■ **Exercise description**
Repeat the listing that follows, character for character, minus the pictures.

■ **Dataset content**

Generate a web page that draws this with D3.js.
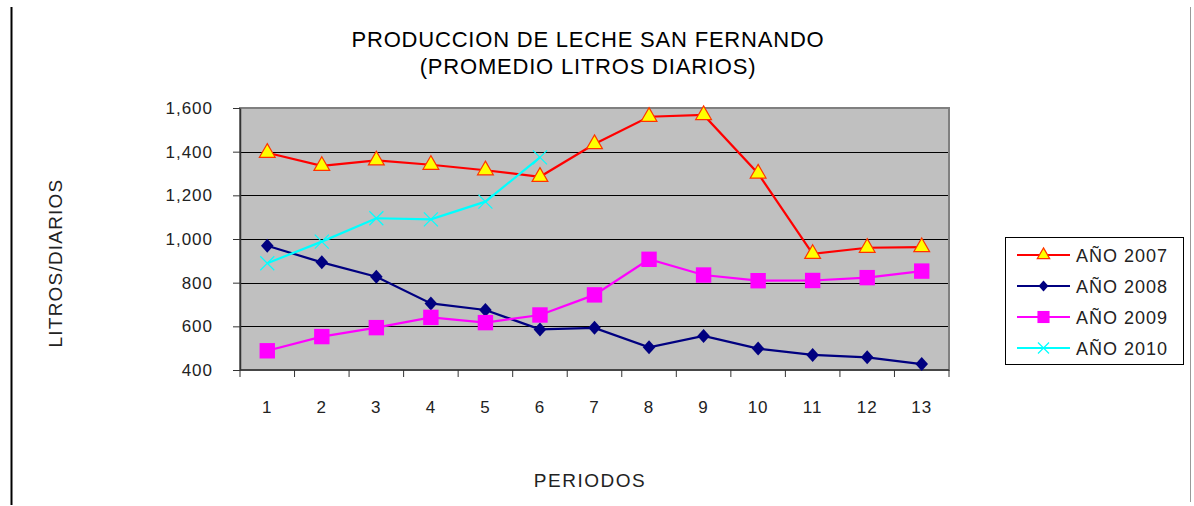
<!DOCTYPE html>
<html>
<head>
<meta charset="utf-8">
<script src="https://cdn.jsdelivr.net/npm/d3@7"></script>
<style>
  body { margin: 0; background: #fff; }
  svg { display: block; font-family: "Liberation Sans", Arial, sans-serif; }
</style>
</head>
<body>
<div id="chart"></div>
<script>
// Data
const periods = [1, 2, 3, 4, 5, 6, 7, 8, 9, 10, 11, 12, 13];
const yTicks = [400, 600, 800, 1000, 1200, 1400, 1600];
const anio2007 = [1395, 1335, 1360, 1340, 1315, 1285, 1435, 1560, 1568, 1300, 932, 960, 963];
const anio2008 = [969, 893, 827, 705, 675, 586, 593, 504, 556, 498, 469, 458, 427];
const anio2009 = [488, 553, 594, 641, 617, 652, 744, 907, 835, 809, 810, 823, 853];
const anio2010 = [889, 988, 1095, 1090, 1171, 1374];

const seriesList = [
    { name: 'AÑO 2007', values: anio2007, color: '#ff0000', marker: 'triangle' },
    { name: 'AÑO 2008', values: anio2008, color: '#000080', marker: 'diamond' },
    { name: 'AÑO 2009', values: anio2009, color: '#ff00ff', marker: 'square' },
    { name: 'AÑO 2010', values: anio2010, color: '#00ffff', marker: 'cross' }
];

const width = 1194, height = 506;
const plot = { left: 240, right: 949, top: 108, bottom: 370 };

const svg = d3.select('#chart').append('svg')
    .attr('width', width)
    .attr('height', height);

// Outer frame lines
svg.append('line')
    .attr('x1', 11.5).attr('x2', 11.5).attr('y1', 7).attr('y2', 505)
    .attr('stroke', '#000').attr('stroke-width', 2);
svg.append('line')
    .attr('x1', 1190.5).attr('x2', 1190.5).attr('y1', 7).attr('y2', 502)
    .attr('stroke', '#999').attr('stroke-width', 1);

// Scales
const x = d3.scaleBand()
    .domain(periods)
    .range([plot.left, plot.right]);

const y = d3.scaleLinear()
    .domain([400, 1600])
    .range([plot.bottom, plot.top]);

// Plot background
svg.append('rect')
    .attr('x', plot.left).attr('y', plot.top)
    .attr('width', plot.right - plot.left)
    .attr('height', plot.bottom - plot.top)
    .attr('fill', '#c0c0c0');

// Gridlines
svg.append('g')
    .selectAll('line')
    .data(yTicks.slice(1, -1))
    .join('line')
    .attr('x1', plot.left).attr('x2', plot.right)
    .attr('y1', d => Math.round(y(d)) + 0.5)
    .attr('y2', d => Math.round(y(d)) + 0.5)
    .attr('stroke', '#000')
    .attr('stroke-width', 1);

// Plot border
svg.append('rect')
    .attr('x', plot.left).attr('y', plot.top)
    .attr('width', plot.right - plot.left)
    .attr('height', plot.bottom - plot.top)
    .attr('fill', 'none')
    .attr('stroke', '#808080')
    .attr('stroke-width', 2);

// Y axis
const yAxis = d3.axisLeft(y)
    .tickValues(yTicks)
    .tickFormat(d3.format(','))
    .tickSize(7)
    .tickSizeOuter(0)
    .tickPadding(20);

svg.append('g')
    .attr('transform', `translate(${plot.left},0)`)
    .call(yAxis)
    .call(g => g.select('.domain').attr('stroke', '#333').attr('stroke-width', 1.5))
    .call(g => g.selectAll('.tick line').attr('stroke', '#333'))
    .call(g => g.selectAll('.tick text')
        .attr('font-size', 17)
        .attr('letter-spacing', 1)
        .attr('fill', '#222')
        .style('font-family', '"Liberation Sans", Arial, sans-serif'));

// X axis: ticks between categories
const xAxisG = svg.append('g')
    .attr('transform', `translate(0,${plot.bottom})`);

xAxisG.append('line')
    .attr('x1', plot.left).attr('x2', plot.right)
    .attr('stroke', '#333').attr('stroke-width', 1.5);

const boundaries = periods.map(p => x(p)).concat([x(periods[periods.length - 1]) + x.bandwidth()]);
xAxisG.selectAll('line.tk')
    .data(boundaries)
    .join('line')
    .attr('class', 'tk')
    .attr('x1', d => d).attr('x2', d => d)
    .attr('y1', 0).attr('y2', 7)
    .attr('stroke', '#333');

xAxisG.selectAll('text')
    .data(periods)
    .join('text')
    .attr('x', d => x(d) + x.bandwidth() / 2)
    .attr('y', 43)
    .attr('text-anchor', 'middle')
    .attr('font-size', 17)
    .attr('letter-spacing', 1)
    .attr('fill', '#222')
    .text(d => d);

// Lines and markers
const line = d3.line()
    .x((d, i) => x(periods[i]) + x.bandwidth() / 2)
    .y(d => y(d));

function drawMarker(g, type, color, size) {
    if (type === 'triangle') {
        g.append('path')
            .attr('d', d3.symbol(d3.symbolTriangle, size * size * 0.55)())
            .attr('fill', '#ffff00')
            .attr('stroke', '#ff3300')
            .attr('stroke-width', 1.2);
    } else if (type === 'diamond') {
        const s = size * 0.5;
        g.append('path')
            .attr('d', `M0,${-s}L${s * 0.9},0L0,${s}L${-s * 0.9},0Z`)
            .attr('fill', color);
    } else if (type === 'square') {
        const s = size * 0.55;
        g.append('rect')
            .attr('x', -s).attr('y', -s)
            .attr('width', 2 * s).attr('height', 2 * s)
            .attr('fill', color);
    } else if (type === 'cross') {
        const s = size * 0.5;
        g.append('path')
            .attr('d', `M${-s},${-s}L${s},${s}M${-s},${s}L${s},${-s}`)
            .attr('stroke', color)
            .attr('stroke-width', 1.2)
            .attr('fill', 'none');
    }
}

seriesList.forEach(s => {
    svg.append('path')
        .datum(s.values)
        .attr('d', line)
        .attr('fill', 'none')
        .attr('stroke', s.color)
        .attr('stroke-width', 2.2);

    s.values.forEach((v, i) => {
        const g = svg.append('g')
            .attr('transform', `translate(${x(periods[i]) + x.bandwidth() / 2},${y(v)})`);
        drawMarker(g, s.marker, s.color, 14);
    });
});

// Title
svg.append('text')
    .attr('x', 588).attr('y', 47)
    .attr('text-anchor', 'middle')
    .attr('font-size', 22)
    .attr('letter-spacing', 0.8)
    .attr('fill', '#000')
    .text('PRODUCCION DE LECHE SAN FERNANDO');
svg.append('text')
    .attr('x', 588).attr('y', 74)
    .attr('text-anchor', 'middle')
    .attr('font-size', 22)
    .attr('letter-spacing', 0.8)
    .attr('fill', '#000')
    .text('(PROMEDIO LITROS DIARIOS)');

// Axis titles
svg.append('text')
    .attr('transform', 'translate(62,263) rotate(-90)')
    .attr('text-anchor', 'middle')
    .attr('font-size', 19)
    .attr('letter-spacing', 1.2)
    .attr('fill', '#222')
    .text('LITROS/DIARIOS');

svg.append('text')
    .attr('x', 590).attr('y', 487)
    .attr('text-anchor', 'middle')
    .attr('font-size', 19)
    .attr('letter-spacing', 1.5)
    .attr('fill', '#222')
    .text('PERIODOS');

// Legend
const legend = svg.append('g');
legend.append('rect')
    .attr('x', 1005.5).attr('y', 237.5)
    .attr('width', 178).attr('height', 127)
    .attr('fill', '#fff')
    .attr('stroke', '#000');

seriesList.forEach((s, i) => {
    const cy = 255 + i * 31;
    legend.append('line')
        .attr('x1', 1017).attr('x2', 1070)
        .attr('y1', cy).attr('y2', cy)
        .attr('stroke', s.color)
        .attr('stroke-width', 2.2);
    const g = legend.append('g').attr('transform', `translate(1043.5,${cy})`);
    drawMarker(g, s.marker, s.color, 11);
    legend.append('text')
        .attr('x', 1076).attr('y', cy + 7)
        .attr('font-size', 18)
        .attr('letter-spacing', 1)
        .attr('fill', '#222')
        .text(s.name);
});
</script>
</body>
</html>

■ **Result for this exercise**
Generate a web page that draws this with D3.js.
<!DOCTYPE html>
<html>
<head>
<meta charset="utf-8">
<script src="https://cdn.jsdelivr.net/npm/d3@7"></script>
<style>
  body { margin: 0; background: #fff; }
  svg { display: block; font-family: "Liberation Sans", Arial, sans-serif; }
</style>
</head>
<body>
<div id="chart"></div>
<script>
// Data
const periods = [1, 2, 3, 4, 5, 6, 7, 8, 9, 10, 11, 12, 13];
const yTicks = [400, 600, 800, 1000, 1200, 1400, 1600];
const anio2007 = [1395, 1335, 1360, 1340, 1315, 1285, 1435, 1560, 1568, 1300, 932, 960, 963];
const anio2008 = [969, 893, 827, 705, 675, 586, 593, 504, 556, 498, 469, 458, 427];
const anio2009 = [488, 553, 594, 641, 617, 652, 744, 907, 835, 809, 810, 823, 853];
const anio2010 = [889, 988, 1095, 1090, 1171, 1374];

const seriesList = [
    { name: 'AÑO 2007', values: anio2007, color: '#ff0000', marker: 'triangle' },
    { name: 'AÑO 2008', values: anio2008, color: '#000080', marker: 'diamond' },
    { name: 'AÑO 2009', values: anio2009, color: '#ff00ff', marker: 'square' },
    { name: 'AÑO 2010', values: anio2010, color: '#00ffff', marker: 'cross' }
];

const width = 1194, height = 506;
const plot = { left: 240, right: 949, top: 108, bottom: 370 };

const svg = d3.select('#chart').append('svg')
    .attr('width', width)
    .attr('height', height);

// Outer frame lines
svg.append('line')
    .attr('x1', 11.5).attr('x2', 11.5).attr('y1', 7).attr('y2', 505)
    .attr('stroke', '#000').attr('stroke-width', 2);
svg.append('line')
    .attr('x1', 1190.5).attr('x2', 1190.5).attr('y1', 7).attr('y2', 502)
    .attr('stroke', '#999').attr('stroke-width', 1);

// Scales
const x = d3.scaleBand()
    .domain(periods)
    .range([plot.left, plot.right]);

const y = d3.scaleLinear()
    .domain([400, 1600])
    .range([plot.bottom, plot.top]);

// Plot background
svg.append('rect')
    .attr('x', plot.left).attr('y', plot.top)
    .attr('width', plot.right - plot.left)
    .attr('height', plot.bottom - plot.top)
    .attr('fill', '#c0c0c0');

// Gridlines
svg.append('g')
    .selectAll('line')
    .data(yTicks.slice(1, -1))
    .join('line')
    .attr('x1', plot.left).attr('x2', plot.right)
    .attr('y1', d => Math.round(y(d)) + 0.5)
    .attr('y2', d => Math.round(y(d)) + 0.5)
    .attr('stroke', '#000')
    .attr('stroke-width', 1);

// Plot border
svg.append('rect')
    .attr('x', plot.left).attr('y', plot.top)
    .attr('width', plot.right - plot.left)
    .attr('height', plot.bottom - plot.top)
    .attr('fill', 'none')
    .attr('stroke', '#808080')
    .attr('stroke-width', 2);

// Y axis
const yAxis = d3.axisLeft(y)
    .tickValues(yTicks)
    .tickFormat(d3.format(','))
    .tickSize(7)
    .tickSizeOuter(0)
    .tickPadding(20);

svg.append('g')
    .attr('transform', `translate(${plot.left},0)`)
    .call(yAxis)
    .call(g => g.select('.domain').attr('stroke', '#333').attr('stroke-width', 1.5))
    .call(g => g.selectAll('.tick line').attr('stroke', '#333'))
    .call(g => g.selectAll('.tick text')
        .attr('font-size', 17)
        .attr('letter-spacing', 1)
        .attr('fill', '#222')
        .style('font-family', '"Liberation Sans", Arial, sans-serif'));

// X axis: ticks between categories
const xAxisG = svg.append('g')
    .attr('transform', `translate(0,${plot.bottom})`);

xAxisG.append('line')
    .attr('x1', plot.left).attr('x2', plot.right)
    .attr('stroke', '#333').attr('stroke-width', 1.5);

const boundaries = periods.map(p => x(p)).concat([x(periods[periods.length - 1]) + x.bandwidth()]);
xAxisG.selectAll('line.tk')
    .data(boundaries)
    .join('line')
    .attr('class', 'tk')
    .attr('x1', d => d).attr('x2', d => d)
    .attr('y1', 0).attr('y2', 7)
    .attr('stroke', '#333');

xAxisG.selectAll('text')
    .data(periods)
    .join('text')
    .attr('x', d => x(d) + x.bandwidth() / 2)
    .attr('y', 43)
    .attr('text-anchor', 'middle')
    .attr('font-size', 17)
    .attr('letter-spacing', 1)
    .attr('fill', '#222')
    .text(d => d);

// Lines and markers
const line = d3.line()
    .x((d, i) => x(periods[i]) + x.bandwidth() / 2)
    .y(d => y(d));

function drawMarker(g, type, color, size) {
    if (type === 'triangle') {
        g.append('path')
            .attr('d', d3.symbol(d3.symbolTriangle, size * size * 0.55)())
            .attr('fill', '#ffff00')
            .attr('stroke', '#ff3300')
            .attr('stroke-width', 1.2);
    } else if (type === 'diamond') {
        const s = size * 0.5;
        g.append('path')
            .attr('d', `M0,${-s}L${s * 0.9},0L0,${s}L${-s * 0.9},0Z`)
            .attr('fill', color);
    } else if (type === 'square') {
        const s = size * 0.55;
        g.append('rect')
            .attr('x', -s).attr('y', -s)
            .attr('width', 2 * s).attr('height', 2 * s)
            .attr('fill', color);
    } else if (type === 'cross') {
        const s = size * 0.5;
        g.append('path')
            .attr('d', `M${-s},${-s}L${s},${s}M${-s},${s}L${s},${-s}`)
            .attr('stroke', color)
            .attr('stroke-width', 1.2)
            .attr('fill', 'none');
    }
}

seriesList.forEach(s => {
    svg.append('path')
        .datum(s.values)
        .attr('d', line)
        .attr('fill', 'none')
        .attr('stroke', s.color)
        .attr('stroke-width', 2.2);

    s.values.forEach((v, i) => {
        const g = svg.append('g')
            .attr('transform', `translate(${x(periods[i]) + x.bandwidth() / 2},${y(v)})`);
        drawMarker(g, s.marker, s.color, 14);
    });
});

// Title
svg.append('text')
    .attr('x', 588).attr('y', 47)
    .attr('text-anchor', 'middle')
    .attr('font-size', 22)
    .attr('letter-spacing', 0.8)
    .attr('fill', '#000')
    .text('PRODUCCION DE LECHE SAN FERNANDO');
svg.append('text')
    .attr('x', 588).attr('y', 74)
    .attr('text-anchor', 'middle')
    .attr('font-size', 22)
    .attr('letter-spacing', 0.8)
    .attr('fill', '#000')
    .text('(PROMEDIO LITROS DIARIOS)');

// Axis titles
svg.append('text')
    .attr('transform', 'translate(62,263) rotate(-90)')
    .attr('text-anchor', 'middle')
    .attr('font-size', 19)
    .attr('letter-spacing', 1.2)
    .attr('fill', '#222')
    .text('LITROS/DIARIOS');

svg.append('text')
    .attr('x', 590).attr('y', 487)
    .attr('text-anchor', 'middle')
    .attr('font-size', 19)
    .attr('letter-spacing', 1.5)
    .attr('fill', '#222')
    .text('PERIODOS');

// Legend
const legend = svg.append('g');
legend.append('rect')
    .attr('x', 1005.5).attr('y', 237.5)
    .attr('width', 178).attr('height', 127)
    .attr('fill', '#fff')
    .attr('stroke', '#000');

seriesList.forEach((s, i) => {
    const cy = 255 + i * 31;
    legend.append('line')
        .attr('x1', 1017).attr('x2', 1070)
        .attr('y1', cy).attr('y2', cy)
        .attr('stroke', s.color)
        .attr('stroke-width', 2.2);
    const g = legend.append('g').attr('transform', `translate(1043.5,${cy})`);
    drawMarker(g, s.marker, s.color, 11);
    legend.append('text')
        .attr('x', 1076).attr('y', cy + 7)
        .attr('font-size', 18)
        .attr('letter-spacing', 1)
        .attr('fill', '#222')
        .text(s.name);
});
</script>
</body>
</html>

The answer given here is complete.